Before Michelle passed away, she asked her Mom to help other kids with cancer. As was her way, Rita grabbed the bull by the horns and led a relentless effort to collect and donate hundreds of teddy bears to children fighting cancer. The project made headlines in the Twin Cities media, but Rita never sought the spotlight. She was much more comfortable behind the scenes.
Rita fancied herself the family historian, toting a camera with her wherever she went and amassing an impressive collection of wonderful, if slightly askew, photographs, commemorating milestones small and large as the boys grew up. In time, Troy and Zack went off to college, and Rita was still there for them. They’d come home on weekends, hungry, with empty gas tanks, lugging bundles of dirty clothes. They always left with full bellies, gas tanks and hearts. Clean laundry, too, thanks to their Mom.
Taking care of her family mattered most to Rita, and she showed her children how to carry on, power through and keep smiling. Rita took up crocheting and freely gave away her crafts. She kept baking and became a kind of de-facto Mom for her kids’ teammates. She was at all of Troy’s football games and never missed one of Zach’s wrestling matches. Her boundless energy and persistent positivity knew no bounds. To Troy and Zack, she was Mom. To their friends and teammates she was “Mom.” Never at a loss for words, Rita made fast friends and was treasured by those fortunate enough to meet her. Yet, somehow, she still managed to let her actions do the talking. Kids who won got hugs and encouraging words. Kids who lost got hugs and encouraging words. Everyone was a winner in her book. She loved unconditionally, listened intently, treated everyone with respect and always saw the best in people. Rita gave so much to so many, but she saved the best for her boys, instilling in them a dogged work ethic, empathy and a strong sense of right and wrong. She and Rocky showed them how to be good, decent people. And great parents!

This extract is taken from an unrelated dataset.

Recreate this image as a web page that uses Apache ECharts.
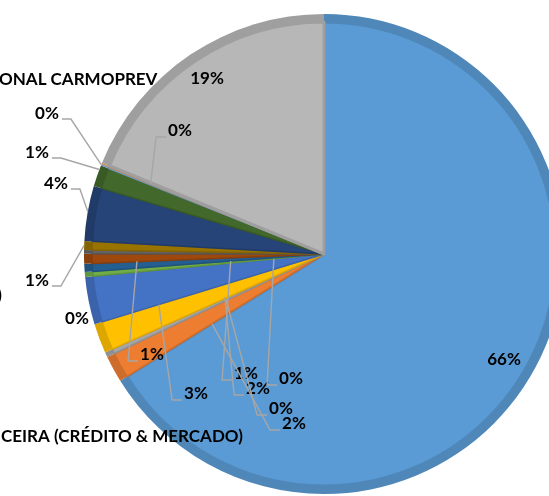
<!DOCTYPE html>
<html>
<head>
<meta charset="utf-8">
<script src="https://cdn.jsdelivr.net/npm/echarts@6/dist/echarts.min.js"></script>
<style>
  html, body { margin: 0; padding: 0; background: #fff; }
  #main { width: 549px; height: 496px; }
</style>
</head>
<body>
<div id="main"></div>
<script>
// slice values in percent (clockwise from 12 o'clock)
const categories = ['Cat 1', 'Cat 2', 'Cat 3', 'Cat 4', 'Cat 5', 'Cat 6', 'Cat 7', 'Cat 8',
  'Cat 9', 'Cat 10', 'Cat 11', 'Cat 12', 'Cat 13', 'Cat 14', 'Cat 15'];
const values = [66.2, 1.8, 0.33, 2.0, 3.2, 0.33, 0.55, 0.67, 0.25, 0.6, 3.7, 1.45, 0.1, 0.1, 18.8];
// cut-off category names visible at the picture's left edge
const nameFragments = ['ONAL CARMOPREV', 'CEIRA (CRÉDITO & MERCADO)', ')'];

const colors = ['#5B9BD5', '#ED7D31', '#A5A5A5', '#FFC000', '#4472C4', '#70AD47', '#255E91', '#9E480E',
  '#636363', '#997300', '#264478', '#43682B', '#7CAFDD', '#F1975A', '#B7B7B7'];

const CX = 324, CY = 254, R = 240;
const FONT = 'Lato';
const FSIZE = 17;

// where each percent label sits, and where its leader line grabs the slice
const labelPos = [[504, 360], [294, 424], [281, 409], [258, 389], [196, 394], [291, 379], [246, 374],
  [152, 355], [77, 319], [37, 281], [56, 184], [37, 153], [47, 114], [180, 131], [207, 79]];
// [fraction along slice angle, fraction of radius, side of label the line attaches]
const leader = [null, [0, 0.55, 'L'], [0.5, 0.45, 'L'], [0.1, 0.45, 'L'], [0, 0.72, 'L'], [0, 0.21, 'L'],
  [0, 0.39, 'L'], [0.05, 0.78, 'L'], null, [0.5, 1, 'R'], [0.53, 1, 'R'], [0.8, 1, 'R'],
  [0.5, 1, 'R'], [0.5, 0.78, 'L'], null];
const fragPos = [[-1, 80, 'left'], [1, 437, 'left'], [2, 296, 'right']];

function darker(hex, k) {
  const n = parseInt(hex.slice(1), 16);
  const r = Math.round(((n >> 16) & 255) * k), g = Math.round(((n >> 8) & 255) * k), b = Math.round((n & 255) * k);
  return 'rgb(' + r + ',' + g + ',' + b + ')';
}

const total = values.reduce((a, b) => a + b, 0);
const pctText = values.map(v => Math.round(v / total * 100) + '%');
const startAng = [];
let acc = 0;
values.forEach(v => { startAng.push(acc); acc += v / total * 360; });

function anchorOf(i) {
  const a0 = startAng[i], a1 = a0 + values[i] / total * 360;
  const ang = (a0 + (a1 - a0) * leader[i][0]) * Math.PI / 180;
  const r = R * leader[i][1];
  return [CX + r * Math.sin(ang), CY - r * Math.cos(ang)];
}

const ctx = document.createElement('canvas').getContext('2d');
ctx.font = 'bold ' + FSIZE + 'px ' + FONT;

const leaderLines = [];
values.forEach((v, i) => {
  if (!leader[i]) return;
  const [x, y] = labelPos[i];
  const w = ctx.measureText(pctText[i]).width;
  const a = anchorOf(i);
  let pts;
  if (leader[i][2] === 'L') {
    const ex = x - w / 2;
    pts = [a, [ex - 12, y + 6], [ex - 2, y + 6]];
  } else {
    const ex = x + w / 2;
    pts = [a, [ex + 12, y + 5], [ex + 3, y + 5]];
  }
  leaderLines.push({
    type: 'polyline', z: 50, silent: true,
    shape: { points: pts },
    style: { stroke: '#A6A6A6', lineWidth: 1.4, fill: null }
  });
});

const chart = echarts.init(document.getElementById('main'));
chart.setOption({
  backgroundColor: '#fff',
  animation: false,
  series: [
    {
      type: 'pie',
      silent: true,
      center: [CX, CY],
      radius: R,
      label: { show: false },
      labelLine: { show: false },
      data: values.map((v, i) => ({
        name: categories[i], value: v,
        itemStyle: { color: darker(colors[i], 0.87) }
      }))
    },
    {
      type: 'pie',
      center: [CX, CY],
      radius: R - 8,
      avoidLabelOverlap: false,
      label: {
        show: true,
        position: 'outside',
        formatter: p => pctText[p.dataIndex],
        fontFamily: FONT,
        fontWeight: 'bold',
        fontSize: FSIZE,
        color: '#000'
      },
      labelLine: { show: false },
      data: values.map((v, i) => ({
        name: categories[i], value: v,
        itemStyle: {
          color: colors[i],
          borderColor: darker(colors[i], 0.87),
          borderWidth: v > 10 ? 3 : 1.5
        }
      })),
      labelLayout: function (p) {
        const [x, y] = labelPos[p.dataIndex];
        return { x: x, y: y, align: 'center', verticalAlign: 'middle' };
      }
    }
  ],
  graphic: leaderLines.concat(nameFragments.map((t, i) => ({
    type: 'text',
    z: 60,
    x: fragPos[i][0],
    y: fragPos[i][1],
    style: {
      text: t,
      fill: '#000',
      font: 'bold ' + FSIZE + 'px ' + FONT,
      align: fragPos[i][2],
      verticalAlign: 'middle'
    }
  })))
});
</script>
</body>
</html>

Rita loved being a Grandma to Mackenzie, Tyler, Spencer and Mia. She enjoyed watching her great grandkids, Zoe and Quinn grow up. She doted on her grandkids, driving more than an hour each way three times a week to babysit. There wasn’t a park to which she wouldn’t walk, a lemon bar she wouldn’t bake, a drive she wouldn’t make for her grandkids, kids and their families.
Rita like to roam around the state. When she wasn’t caring for her grandkids, she and Rocky were off exploring – Jazz Fest in Duluth, was a favorite, until her body betrayed her and she was no longer able to leave her beloved homestead.
Rita passed away in the home where she raised a fine family, surrounded by a deep love she spent a lifetime nurturing. It’s a love that has borne fruit in the form of a tight-knit family. It is an enduring love, a love that will last forever.
Rita is survived by her husband, Donald (Rocky) Johnson, sons, Troy (Amy) Johnson, Zack (Sunny) Johnson, four wonderful grandchildren, two great grandkids, two sisters and an entire community of people who will forever remember her kindness, her energy, her positivity and her selflessness.